Victorian culture gave women many reasons to envy men: the same conditions, in fact, that the feminists fought against.1 If a woman who was denied the freedom, the status and the pleasures that men enjoyed wished secretly that she could have these things, in the shorthand of the dream, she might wish herself a man and see herself with that one thing which made men unequivocally different—the penis. (117)
Freud knew his limits (to an extent) and believed that after his death his adherents would critique his work, discarding anything that did not hold up to scrutiny. Actually, the opposite occurred, in the short term. Freud’s followers grew more rigid and dogmatic, conforming observation to theory, not vice versa. (120) Thus, while science began to demonstrate that females were in no way inferior to males except by the measure of physical strength, Freudians, now pervading mainstream thought, continued to find women unsuited to a life of equality with men. (118) Reducing Freud’s theories to a few bullet points, the culture of the day codified penis envy into a prescription rather than a description:
It was as if Freud’s Victorian image of woman became more real than the twentieth-century women to whom it was applied. Freud’s theory of femininity was seized in America with such literalness that women today were considered no different than Victorian women. The real injustices life held for women a century ago, were dismissed as mere rationalizations of penis envy. And the real opportunities life offered to women now, compared to women then, were forbidden in the name of penis envy. (119)
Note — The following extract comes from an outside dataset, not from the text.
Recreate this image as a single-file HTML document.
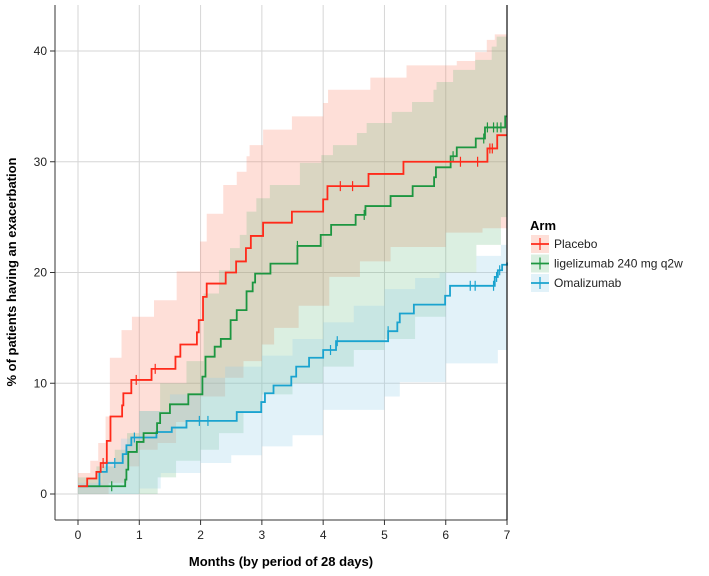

Evidence against this rigid application of Freudianism began to pile up, even among psychoanalysts, who found it more and more difficult to apply Freud’s ideas to real-life women. Friedan interviews one of the last remaining analysts to have trained at Freud’s Psychoanalytic Institute:
“I had a woman patient on the couch for nearly two years before I could face her real problem—that it was not enough for her to be just a housewife and mother. One day she had a dream that she was teaching a class. I could not dismiss the powerful yearning of this housewife’s dream as penis envy. It was the expression of her own need for mature self-fulfillment. I told her: ‘I can’t analyze this dream away. You must do something about it.’” (122)
Friedan places the ultimate blame for the perpetuation of the feminine mystique not on the psychoanalysts and therapists but on the mass media and “popularizers and translators of Freudian thought into the colleges and universities”. Reductive Freudianism, prescriptively applied as an ideal, permeated the American consciousness and kept women stuck in rigid gender roles despite the recent gains made on behalf of their rights and freedoms. Ordinary women, even those inwardly seething against these culturally-imposed restrictions, retained such reverence for the “science” at the root of their serfdom that they could mount no meaningful rebuttal. (124–125)
As I concluded in my review of the previous chapter, those in power have an obligation to constantly self-evaluate and ensure that they are doing all they can to equalize the disenfranchised. Conventional wisdom is often our enemy in this endeavor, so we must give careful consideration to whether the assumptions and stereotypes we perpetuate are based on inherent characteristics or simply on cultural expectations. Maintaining intellectual honesty in this regard may surprise us.
I mean, maybe women like gooey, romantic movies because we keep telling them they’re supposed to.
- Friedan is here referring to the first-wave feminists.